Neither Mudiay, Trier, Hardaway, nor Vonleh are “elite” three-point shooters, but if you remember earlier in the season we saw Vonleh go on a stretch where he hit nearly half of his triple attempts. Coupled with Hardaway’s willingness to shoot from downtown (he made 34.7 percent of his threes with the Knicks in 2018–19) and Trier’s slashing, this lineup shot a 64.5 TS%, which would lead the league by a wide margin.

What was revealed: Hot shooting stretches overshadow terrible defense and little-to-no dishing

Ntilikina, Hardaway Jr., Dotson, Vonleh, Robinson

Net Rating: +8.1 in 94 minutes

Key metrics: 43.8 AST%, 31.4 OREB%, 53.8 REB%, 52 eFG%, 54.3 TS%, 102 Pace

Our best Knicks lineup with the maximized number of minutes played together: Frank Ntilikina playing point guard!

What’s boiled down here is pretty simple after checking the advanced numbers and piecing together the skill sets of the players: this five-man lineup shoots not well—trends in the 33 percentile for the two shooting metrics provided above—but rebounds very well (would-be best team total rebounding percentage), is a beast on the offensive glass (would-be second-best offensive rebounding team), and, crucially, plays an up-tempo pace that would just edge out the Golden State Warriors, averaging out to the league’s 10th-best pace.
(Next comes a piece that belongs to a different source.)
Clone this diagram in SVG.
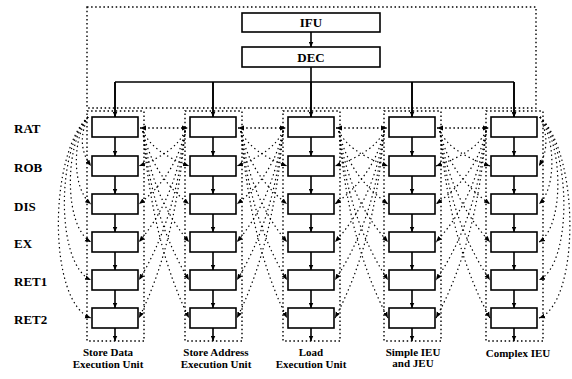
<svg xmlns="http://www.w3.org/2000/svg" width="572" height="379" viewBox="0 0 572 379">
<style>
.box{fill:#fff;stroke:#000;stroke-width:1.6}
.dot{fill:none;stroke:#000;stroke-width:1.4;stroke-dasharray:1.5 2.6}
.sol{fill:none;stroke:#000;stroke-width:1.6}
.fan{fill:none;stroke:#000;stroke-width:1.2;stroke-dasharray:1.4 3}
.t{font-family:"Liberation Serif","Times New Roman",serif;font-weight:bold;fill:#000}
.lbl{font-size:13px}
.bl{font-size:11px;text-anchor:middle}
.ct{font-size:13px;text-anchor:middle}
</style>
<defs>
<marker id="ah" viewBox="0 0 10 10" refX="10" refY="5" markerWidth="5" markerHeight="5" markerUnits="userSpaceOnUse" orient="auto"><path d="M0,0.5 L10,5 L0,9.5 z" fill="#000"/></marker>
<marker id="dh" viewBox="0 0 10 10" refX="10" refY="5" markerWidth="6" markerHeight="6" markerUnits="userSpaceOnUse" orient="auto-start-reverse"><path d="M0,1 L10,5 L0,9 z" fill="#000"/></marker>
</defs>

<!-- frames -->
<g id="frames">
<rect class="dot" x="87" y="7" width="449" height="101"/>
<rect class="dot" x="87" y="111" width="57" height="230"/>
<rect class="dot" x="185" y="111" width="57" height="230"/>
<rect class="dot" x="283" y="111" width="57" height="230"/>
<rect class="dot" x="384" y="111" width="57" height="230"/>
<rect class="dot" x="486" y="111" width="57" height="230"/>
</g>

<g id="ifu"><rect class="box" x="242" y="13" width="138" height="19"/><text class="t ct" x="311" y="27">IFU</text></g>
<g id="dec"><rect class="box" x="242" y="47" width="138" height="20"/><text class="t ct" x="311" y="62">DEC</text></g>

<!-- row labels -->
<g id="rowlabels">
<text class="t lbl" x="14" y="133">RAT</text>
<text class="t lbl" x="14" y="172">ROB</text>
<text class="t lbl" x="14" y="211">DIS</text>
<text class="t lbl" x="14" y="248">EX</text>
<text class="t lbl" x="14" y="286">RET1</text>
<text class="t lbl" x="14" y="324">RET2</text>
</g>

<!-- column 1 -->
<g id="c1-rat"><rect class="box" x="92" y="117" width="46" height="20"/></g>
<g id="c1-rob"><rect class="box" x="92" y="156" width="46" height="20"/></g>
<g id="c1-dis"><rect class="box" x="92" y="194" width="46" height="20"/></g>
<g id="c1-ex"><rect class="box" x="92" y="232" width="46" height="20"/></g>
<g id="c1-ret1"><rect class="box" x="92" y="270" width="46" height="20"/></g>
<g id="c1-ret2"><rect class="box" x="92" y="308" width="46" height="20"/></g>
<!-- column 2 -->
<g id="c2-rat"><rect class="box" x="190" y="117" width="46" height="20"/></g>
<g id="c2-rob"><rect class="box" x="190" y="156" width="46" height="20"/></g>
<g id="c2-dis"><rect class="box" x="190" y="194" width="46" height="20"/></g>
<g id="c2-ex"><rect class="box" x="190" y="232" width="46" height="20"/></g>
<g id="c2-ret1"><rect class="box" x="190" y="270" width="46" height="20"/></g>
<g id="c2-ret2"><rect class="box" x="190" y="308" width="46" height="20"/></g>
<!-- column 3 -->
<g id="c3-rat"><rect class="box" x="288" y="117" width="46" height="20"/></g>
<g id="c3-rob"><rect class="box" x="288" y="156" width="46" height="20"/></g>
<g id="c3-dis"><rect class="box" x="288" y="194" width="46" height="20"/></g>
<g id="c3-ex"><rect class="box" x="288" y="232" width="46" height="20"/></g>
<g id="c3-ret1"><rect class="box" x="288" y="270" width="46" height="20"/></g>
<g id="c3-ret2"><rect class="box" x="288" y="308" width="46" height="20"/></g>
<!-- column 4 -->
<g id="c4-rat"><rect class="box" x="389" y="117" width="46" height="20"/></g>
<g id="c4-rob"><rect class="box" x="389" y="156" width="46" height="20"/></g>
<g id="c4-dis"><rect class="box" x="389" y="194" width="46" height="20"/></g>
<g id="c4-ex"><rect class="box" x="389" y="232" width="46" height="20"/></g>
<g id="c4-ret1"><rect class="box" x="389" y="270" width="46" height="20"/></g>
<g id="c4-ret2"><rect class="box" x="389" y="308" width="46" height="20"/></g>
<!-- column 5 -->
<g id="c5-rat"><rect class="box" x="491" y="117" width="46" height="20"/></g>
<g id="c5-rob"><rect class="box" x="491" y="156" width="46" height="20"/></g>
<g id="c5-dis"><rect class="box" x="491" y="194" width="46" height="20"/></g>
<g id="c5-ex"><rect class="box" x="491" y="232" width="46" height="20"/></g>
<g id="c5-ret1"><rect class="box" x="491" y="270" width="46" height="20"/></g>
<g id="c5-ret2"><rect class="box" x="491" y="308" width="46" height="20"/></g>

<g id="connectors">
<!-- solid -->
<path class="sol" d="M311,32 V47" marker-end="url(#ah)"/>
<path class="sol" d="M311,67 V82 M115,82 H514"/>
<path class="sol" d="M115,82 V117 M213,82 V117 M311,82 V117 M412,82 V117 M514,82 V117" marker-end="url(#ah)"/>
<path class="sol" d="M115,82 V117" marker-end="url(#ah)"/>
<path class="sol" d="M213,82 V117" marker-end="url(#ah)"/>
<path class="sol" d="M311,82 V117" marker-end="url(#ah)"/>
<path class="sol" d="M412,82 V117" marker-end="url(#ah)"/>
<path class="sol" d="M514,82 V117" marker-end="url(#ah)"/>
<g id="vert">
<path class="sol" d="M115,137 V156" marker-end="url(#ah)"/><path class="sol" d="M115,176 V194" marker-end="url(#ah)"/><path class="sol" d="M115,214 V232" marker-end="url(#ah)"/><path class="sol" d="M115,252 V270" marker-end="url(#ah)"/><path class="sol" d="M115,290 V308" marker-end="url(#ah)"/><path class="sol" d="M115,328 V341" marker-end="url(#ah)"/>
<path class="sol" d="M213,137 V156" marker-end="url(#ah)"/><path class="sol" d="M213,176 V194" marker-end="url(#ah)"/><path class="sol" d="M213,214 V232" marker-end="url(#ah)"/><path class="sol" d="M213,252 V270" marker-end="url(#ah)"/><path class="sol" d="M213,290 V308" marker-end="url(#ah)"/><path class="sol" d="M213,328 V341" marker-end="url(#ah)"/>
<path class="sol" d="M311,137 V156" marker-end="url(#ah)"/><path class="sol" d="M311,176 V194" marker-end="url(#ah)"/><path class="sol" d="M311,214 V232" marker-end="url(#ah)"/><path class="sol" d="M311,252 V270" marker-end="url(#ah)"/><path class="sol" d="M311,290 V308" marker-end="url(#ah)"/><path class="sol" d="M311,328 V341" marker-end="url(#ah)"/>
<path class="sol" d="M412,137 V156" marker-end="url(#ah)"/><path class="sol" d="M412,176 V194" marker-end="url(#ah)"/><path class="sol" d="M412,214 V232" marker-end="url(#ah)"/><path class="sol" d="M412,252 V270" marker-end="url(#ah)"/><path class="sol" d="M412,290 V308" marker-end="url(#ah)"/><path class="sol" d="M412,328 V341" marker-end="url(#ah)"/>
<path class="sol" d="M514,137 V156" marker-end="url(#ah)"/><path class="sol" d="M514,176 V194" marker-end="url(#ah)"/><path class="sol" d="M514,214 V232" marker-end="url(#ah)"/><path class="sol" d="M514,252 V270" marker-end="url(#ah)"/><path class="sol" d="M514,290 V308" marker-end="url(#ah)"/><path class="sol" d="M514,328 V341" marker-end="url(#ah)"/>
</g>

<!-- left arcs of column 1 -->
<g id="leftarcs">
<path class="fan" d="M88,117 C80,135 80,151 91,166" marker-end="url(#dh)"/>
<path class="fan" d="M88,117 C72,140 72,189 91,204" marker-end="url(#dh)"/>
<path class="fan" d="M88,117 C64,145 64,227 91,242" marker-end="url(#dh)"/>
<path class="fan" d="M88,117 C56,150 56,265 91,280" marker-end="url(#dh)"/>
<path class="fan" d="M88,117 C48,155 48,303 91,318" marker-end="url(#dh)"/>
</g>
<!-- right arcs of column 5 -->
<g id="rightarcs">
<path class="fan" d="M540,117 C548,135 548,151 539,166" marker-end="url(#dh)"/>
<path class="fan" d="M540,117 C556,140 556,189 539,204" marker-end="url(#dh)"/>
<path class="fan" d="M540,117 C564,145 564,227 539,242" marker-end="url(#dh)"/>
<path class="fan" d="M540,117 C572,150 572,265 539,280" marker-end="url(#dh)"/>
<path class="fan" d="M540,117 C580,155 580,303 539,318" marker-end="url(#dh)"/>
</g>

<!-- gap fans -->
<g id="gap1">
<path class="dot" d="M140,128 H188" marker-start="url(#dh)" marker-end="url(#dh)"/>
<path class="fan" d="M143,131 Q152,152 189,166" marker-end="url(#dh)"/>
<path class="fan" d="M143,131 Q152,175 189,204" marker-end="url(#dh)"/>
<path class="fan" d="M143,131 Q152,198 189,242" marker-end="url(#dh)"/>
<path class="fan" d="M143,131 Q152,220 189,280" marker-end="url(#dh)"/>
<path class="fan" d="M143,131 Q152,243 189,318" marker-end="url(#dh)"/>
<path class="fan" d="M185,131 Q176,152 139,166" marker-end="url(#dh)"/>
<path class="fan" d="M185,131 Q176,175 139,204" marker-end="url(#dh)"/>
<path class="fan" d="M185,131 Q176,198 139,242" marker-end="url(#dh)"/>
<path class="fan" d="M185,131 Q176,220 139,280" marker-end="url(#dh)"/>
<path class="fan" d="M185,131 Q176,243 139,318" marker-end="url(#dh)"/>
</g>
<g id="gap2">
<path class="dot" d="M238,128 H286" marker-start="url(#dh)" marker-end="url(#dh)"/>
<path class="fan" d="M241,131 Q250,152 287,166" marker-end="url(#dh)"/>
<path class="fan" d="M241,131 Q250,175 287,204" marker-end="url(#dh)"/>
<path class="fan" d="M241,131 Q250,198 287,242" marker-end="url(#dh)"/>
<path class="fan" d="M241,131 Q250,220 287,280" marker-end="url(#dh)"/>
<path class="fan" d="M241,131 Q250,243 287,318" marker-end="url(#dh)"/>
<path class="fan" d="M283,131 Q274,152 237,166" marker-end="url(#dh)"/>
<path class="fan" d="M283,131 Q274,175 237,204" marker-end="url(#dh)"/>
<path class="fan" d="M283,131 Q274,198 237,242" marker-end="url(#dh)"/>
<path class="fan" d="M283,131 Q274,220 237,280" marker-end="url(#dh)"/>
<path class="fan" d="M283,131 Q274,243 237,318" marker-end="url(#dh)"/>
</g>
<g id="gap3">
<path class="dot" d="M336,128 H387" marker-start="url(#dh)" marker-end="url(#dh)"/>
<path class="fan" d="M339,131 Q348,152 388,166" marker-end="url(#dh)"/>
<path class="fan" d="M339,131 Q348,175 388,204" marker-end="url(#dh)"/>
<path class="fan" d="M339,131 Q348,198 388,242" marker-end="url(#dh)"/>
<path class="fan" d="M339,131 Q348,220 388,280" marker-end="url(#dh)"/>
<path class="fan" d="M339,131 Q348,243 388,318" marker-end="url(#dh)"/>
<path class="fan" d="M384,131 Q375,152 335,166" marker-end="url(#dh)"/>
<path class="fan" d="M384,131 Q375,175 335,204" marker-end="url(#dh)"/>
<path class="fan" d="M384,131 Q375,198 335,242" marker-end="url(#dh)"/>
<path class="fan" d="M384,131 Q375,220 335,280" marker-end="url(#dh)"/>
<path class="fan" d="M384,131 Q375,243 335,318" marker-end="url(#dh)"/>
</g>
<g id="gap4">
<path class="dot" d="M437,128 H489" marker-start="url(#dh)" marker-end="url(#dh)"/>
<path class="fan" d="M440,131 Q449,152 490,166" marker-end="url(#dh)"/>
<path class="fan" d="M440,131 Q449,175 490,204" marker-end="url(#dh)"/>
<path class="fan" d="M440,131 Q449,198 490,242" marker-end="url(#dh)"/>
<path class="fan" d="M440,131 Q449,220 490,280" marker-end="url(#dh)"/>
<path class="fan" d="M440,131 Q449,243 490,318" marker-end="url(#dh)"/>
<path class="fan" d="M486,131 Q477,152 436,166" marker-end="url(#dh)"/>
<path class="fan" d="M486,131 Q477,175 436,204" marker-end="url(#dh)"/>
<path class="fan" d="M486,131 Q477,198 436,242" marker-end="url(#dh)"/>
<path class="fan" d="M486,131 Q477,220 436,280" marker-end="url(#dh)"/>
<path class="fan" d="M486,131 Q477,243 436,318" marker-end="url(#dh)"/>
</g>
</g>

<!-- bottom labels -->
<g id="unitlabels">
<text class="t bl" x="108" y="356">Store Data</text>
<text class="t bl" x="108" y="368">Execution Unit</text>
<text class="t bl" x="216" y="356">Store Address</text>
<text class="t bl" x="216" y="368">Execution Unit</text>
<text class="t bl" x="311" y="356">Load</text>
<text class="t bl" x="311" y="368">Execution Unit</text>
<text class="t bl" x="413" y="356">Simple IEU</text>
<text class="t bl" x="413" y="367">and JEU</text>
<text class="t bl" x="518" y="357">Complex IEU</text>
</g>
</svg>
Returning to the first lineup’s point, though, we have reputable defenders in Ntilikina and Dotson with Robinson’s astute blocking prowess intimidating opponents (and his fouling bringing the rookie back to earth). Vonleh isn’t a slouch on that end either, and Hardaway’s improved 2019 shot profile adjusted his status from J.R. Smith chucker to three-point shot maximizer (his overall shooting took a big hit this season, a career-worst, but his personal TS number indicates better performance than the raw field goal percentage).

What was revealed: Balancing responsibility on defense, crashing the boards, and leaning into fast-paced, creating turnover style of offense yielded the best results for the Knicks in 2018–19.